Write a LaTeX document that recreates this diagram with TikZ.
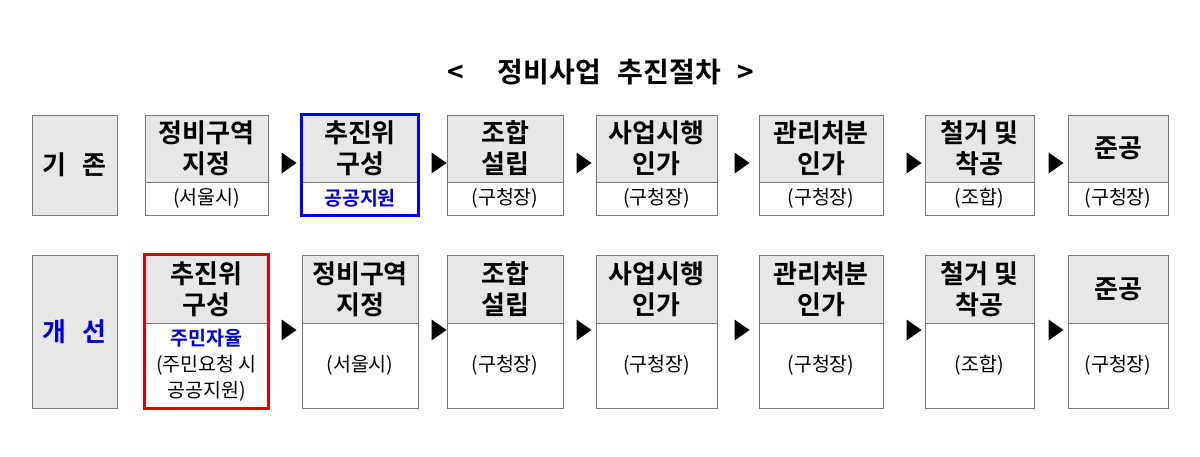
--
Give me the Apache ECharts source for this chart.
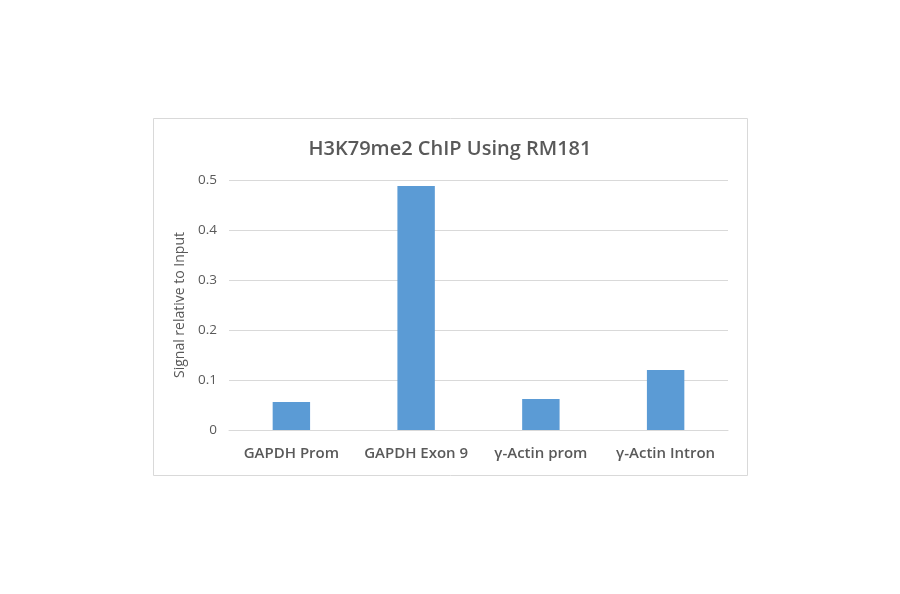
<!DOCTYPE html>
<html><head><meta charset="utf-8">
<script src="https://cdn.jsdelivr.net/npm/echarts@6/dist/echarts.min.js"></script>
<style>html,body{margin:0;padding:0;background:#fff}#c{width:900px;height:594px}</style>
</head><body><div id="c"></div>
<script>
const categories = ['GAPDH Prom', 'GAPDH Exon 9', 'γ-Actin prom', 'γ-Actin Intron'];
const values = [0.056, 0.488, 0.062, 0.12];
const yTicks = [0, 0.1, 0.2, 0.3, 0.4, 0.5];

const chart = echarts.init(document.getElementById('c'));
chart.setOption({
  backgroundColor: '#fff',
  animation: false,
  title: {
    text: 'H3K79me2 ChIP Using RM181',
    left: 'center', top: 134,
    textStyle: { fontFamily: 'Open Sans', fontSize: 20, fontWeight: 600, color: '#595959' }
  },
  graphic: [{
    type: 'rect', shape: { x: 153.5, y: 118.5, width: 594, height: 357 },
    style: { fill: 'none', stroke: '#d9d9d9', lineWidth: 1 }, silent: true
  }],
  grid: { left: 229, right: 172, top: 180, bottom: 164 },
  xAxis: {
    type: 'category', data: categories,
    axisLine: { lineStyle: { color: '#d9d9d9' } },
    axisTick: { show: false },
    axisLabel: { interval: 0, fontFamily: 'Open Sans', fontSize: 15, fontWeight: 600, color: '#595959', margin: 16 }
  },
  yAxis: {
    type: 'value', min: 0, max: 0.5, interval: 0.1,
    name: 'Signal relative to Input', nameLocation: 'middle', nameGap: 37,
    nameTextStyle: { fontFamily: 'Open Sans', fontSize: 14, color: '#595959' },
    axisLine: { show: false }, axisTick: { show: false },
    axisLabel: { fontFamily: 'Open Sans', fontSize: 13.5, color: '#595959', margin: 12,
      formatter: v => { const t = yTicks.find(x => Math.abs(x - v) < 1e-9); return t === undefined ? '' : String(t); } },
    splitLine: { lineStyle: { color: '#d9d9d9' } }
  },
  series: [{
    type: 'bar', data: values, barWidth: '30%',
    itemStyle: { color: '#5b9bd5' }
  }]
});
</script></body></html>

» **PROMPT**:
Look above for every line with the word "document" and copy it.

» **EXERCISE SOLUTION**:
Write a LaTeX document that recreates this diagram with TikZ.
const chart = echarts.init(document.getElementById('c'));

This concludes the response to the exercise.